I've also spent some time reviewing the learning I took when I visited the Local Digital Fund Workshop in London on the 11th. I paid particular attention during the fishbowl discussions when previous discovery projects were highlighting what had worked well and not so well during their work:

  • Mobilising the project team is hard! The day job doesn't just stop. Get to people early. Speak to them. Prepare them. The project is coming, they need to be ready. They may need to move other work. This can takes weeks! Consider your enablers - your IT team, your FM team, your HR team, your web providers, your infrastructure team - anyone who, if not ready, could cause a problem. Speak to them. Prepare them.

  • Prepare the rest of your organisation. Blog. Send emails. Run awareness sessions. Use the phrase "a condition of the fund..." lots of times. The project will struggle if you need someone unexpectedly and they aren't aware of the project, it's value and it's tight timeline. If your organisation has a staff newsletter, get in it!

  • Set up your communication channels now so they're ready. If your using YouTube for Sprint Reviews, do you have an account? Does your organisation have a channel? Are you allowed to use that channel? Do you need to set up a new blog? Can you use your organisations Twitter account?

  • All of the above is about communication! It's key! Engage your communications team early and start getting messages out now! In all communications, be clear about what it is the project will be doing, who it might need to involve, and what it hopes to achieve.

  • If communications trigger any new interest from stakeholders, grab them with both hands and find a way to utilise them if at all possible. The more information that can be gleaned in a Discovery project, the better.

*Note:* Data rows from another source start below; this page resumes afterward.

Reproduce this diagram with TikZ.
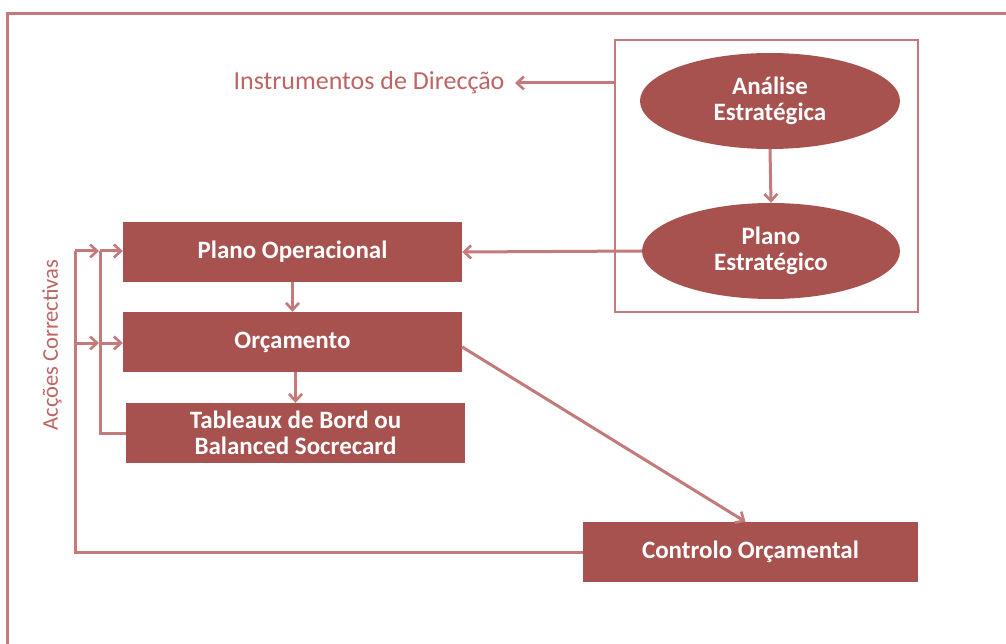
\documentclass[tikz,border=0pt]{standalone}
\usepackage{fontspec}
\setmainfont{Carlito}
\usetikzlibrary{shapes.geometric,arrows.meta}
\definecolor{boxred}{RGB}{168,82,80}
\definecolor{linered}{RGB}{196,122,122}
\definecolor{textred}{RGB}{190,100,100}
\tikzset{
  box/.style={draw=none, fill=boxred, text=white, font=\bfseries\fontsize{25}{26}\selectfont, align=center, inner sep=0pt},
  ell/.style={ellipse, draw=none, fill=boxred, text=white, font=\bfseries\fontsize{25}{26}\selectfont, align=center, inner sep=0pt},
  conn/.style={draw=linered, line width=3pt, -{Straight Barb[length=7pt,width=13pt,line width=2.6pt]}},
  plain/.style={draw=linered, line width=3pt},
  frame/.style={draw=linered, line width=3pt}
}
\begin{document}
\begin{tikzpicture}[x=1pt,y=-1pt]
\useasboundingbox (0,0) rectangle (1006,644);
\fill[white] (0,0) rectangle (1006,644);
% outer frame
\draw[frame] (7,650) -- (7,14) -- (1012,14);
% strategic box
\node[draw=linered, line width=2.6pt, minimum width=303pt, minimum height=272pt, inner sep=0pt] (sbox) at (766.5,176) {};
\node[ell, minimum width=260pt, minimum height=96pt] (an) at (770,101) {Análise\\Estratégica};
\node[ell, minimum width=258pt, minimum height=96pt] (pe) at (771,251) {Plano\\Estratégico};
\node[text=textred, font=\fontsize{26}{27}\selectfont, anchor=center] (instr) at (369,83) {Instrumentos de Direcção};
\coordinate (instrend) at (515,83);
% boxes
\node[box, minimum width=339pt, minimum height=60pt] (po) at (292.5,252) {Plano Operacional};
\node[box, minimum width=339pt, minimum height=60pt] (orc) at (292.5,342) {Orçamento};
\node[box, minimum width=339pt, minimum height=60pt] (tb) at (295.5,433) {Tableaux de Bord ou\\Balanced Socrecard};
\node[box, minimum width=335pt, minimum height=60pt] (co) at (750.5,552) {Controlo Orçamental};
% label
\node[text=textred, font=\fontsize{22.5}{24}\selectfont, rotate=90] (ac) at (52,345) {Acções Correctivas};
% connectors
\draw[conn] (sbox.west |- 0,83) -- (instrend);
\draw[conn] (an.south) -- (pe.north);
\draw[conn] (pe.west) -- (po.east);
\draw[conn] (po.south) -- (orc.north);
\draw[conn] ([xshift=3pt]orc.south) -- ([xshift=3pt]orc.south |- tb.north);
\draw[conn] (orc.east |- 0,347) -- ([xshift=-5pt]co.north);
% feedback from controlo
\coordinate (fb1) at (75,552);
\draw[plain] (co.west) -- (fb1) -- (75,251);
\draw[conn] (75,251) -- (99,251);
\draw[conn] (75,343) -- (99,343);
% feedback from tableaux
\draw[plain] (tb.west) -- (100,433) -- (100,251);
\draw[conn] (100,251) -- (po.west |- 0,251);
\draw[conn] (100,343) -- (orc.west |- 0,343);
\end{tikzpicture}
\end{document}
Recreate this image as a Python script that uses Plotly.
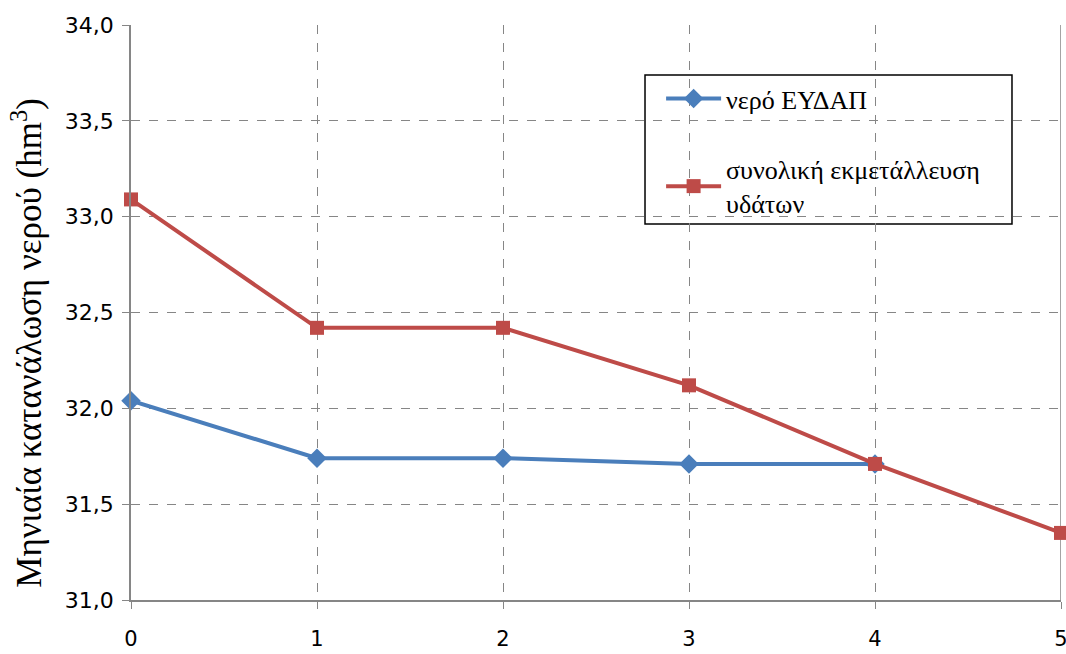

  • Engage your Contracts / Commissioning / Procurement teams. Chances are, given this project is funded, you'll be spending money. Make sure there are arrangements in place for that to be done quickly, effectively and within all procurement rules and guidelines. Last thing you need is to be dealing with a procurement issue in the middle of the project.

  • Secure a project space - get onto your FM team and secure a room for the duration of the project. You are going to need it, if only to have a quiet space to conduct user research interviews. If it doesn't have conferencing facilities, see if you can get hold of a speaker phone at least.

  • Make sure you can access tools like Trello, YouTube, Google Docs - some IT teams will block them. Not all of your partner organisations will use Microsoft Word and sometimes you'll have to share in a more open collaborative way. Have a word - make sure you have a way to together.

  • Factor in public holidays! This project will run over Christmas/New Year week - don't expect to have that time available. Sounds obvious, but it's a week less than you think you have before you've even started.

  • Are there any significant management structure changes happening in the organisation that could change the key stakeholders in your plan. What about in your partner organisations - does anyone know? Can you prepare for any of that now in advance so you're not caught out and can react if it does happen? Contact your partners - have that conversation.

  • Be honest with your stakeholders, especially the people you're carrying out user research with that you appreciate their effort and that (hopefully not) it might come to nothing. Don't give them unrealistic expectations that their work will individually save £1m for example. Be open.

I'll be acting on all of these advice points next week! In the meantime I've already begun blogging regularly (weekly) both internally within our organisation and externally. This should help with a lot of the above and help keep the narrative going with partners as we progress.